After the first iteration arrived, the buyer’s executives could literally see progress and make decisions,” recalls Chiang. Chiang transitioned the rest of the project to the Agile methodology. “The buyer felt back in control of the project because it was clear where the project was and how it was going. The buyer could weigh features against the cost of development and potential delays in release. As a bonus, the change in methodology transitioned the outsourcer into a business partner with the new ability to be part of this business conversation providing the timelines each feature set would take to deliver,” says Chiang.

Collaboration

Neumann’s next project will use a service provider in Brazil. He plans to include its team in the first meeting. He says his most successful outsourced projects included on-site interaction. “We worked with an Indian team with the team leads sitting with us in the States for most of the project. Having a local interface was key to the project’s success,” he says.
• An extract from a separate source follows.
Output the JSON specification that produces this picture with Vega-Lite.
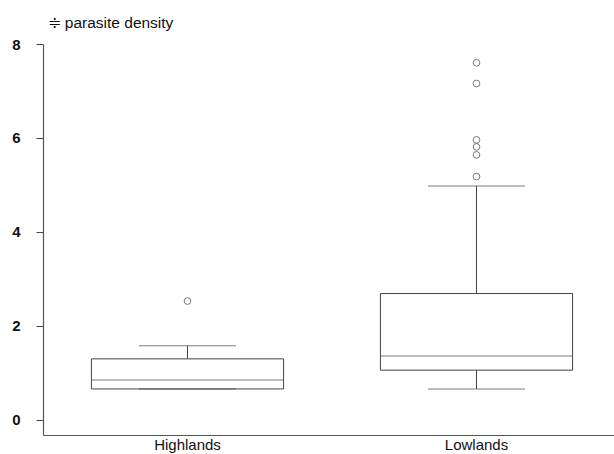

Agile forces collaboration,” something virtual teams have great difficulty with unless it’s a formal practice,” Chiang of NeoContext, observes. He says one of the bonuses of constant collaboration that is a hallmark of Agile is it encourages groups to recognize context questions. “We worked with one team that did not understand what just-in-time delivery was.” This concept, which is standard language in the United States, was foreign to the outsourced team. The buyer had to educate the service provider’s team on why the system needed to work a certain way; they needed to understand U.S. customers expect products to arrive in a timely fashion.

It’s important to talk with the team about the concept you are delivering, posits Chiang. “Spending time with them, explaining why something works a certain way in the United States helps the outsourcer be more successful,” Chiang says. He adds using the small cycles in Agile forces these conversations because it’s clear early if the team doesn’t get it.

Outsource lawyers recommend keeping close track of projects with timely deliverables and frequent meetings. “Clients with successful projects are the ones that write meeting requirements into contracts,” says Roberts. Roberts adds that any process that encourages this behavior, Agile or no Agile, leads to greater success. “Teams have a lot of obstacles when working so far apart, literally and figuratively. Creating contracts that encourage performance work, but the teams need to develop their own methods for effective implementation.”

Product quality

When you know exactly what is happening with the project it’s hard to end up with the wrong product. Most lawyers advise that contracts should clearly define projects and contract clauses protect organizations against poor quality. Roberts says, “Contracts should have ongoing measurements and acceptance procedures inside of them. This avoids unwelcome surprises. No one likes surprises.”

Agile avoids surprises. By forcing collaboration and consistent checking on deliveries, it allows for a continuous review of product quality. “Because colleagues right next door used to do so many of these projects, the American model is to throw the project to the new team and expect them to get it done in the same way their old colleagues would have. Plus people are busy and often don’t have the additional man-hours to be checking on quality. They also see constant checking as doubting the person doing the work,” says Chiang.

He says his clients want their outsourcing team to think outside the box. “While it’s possible to get innovative thinking from outsourcers, the buyer needs to bring the team into their culture so they understand the expectations and their definition of creativity,” advises Chiang.

Expecting creativity is dangerous, according to Chiang, without checks in place. “Agile forces buyers to check on quality because the team doesn’t know what to do without the next planning meeting.”

As the experts in the story convey, Agile positively affects timing, collaboration, and product quality in a positive manner. Any team can leverage these features. Spending more time managing projects with a sharp eye for quality, engaging the team frequently using collaboration techniques, and finding ways to meet with the complexity of time zones will help any project move into the positive column.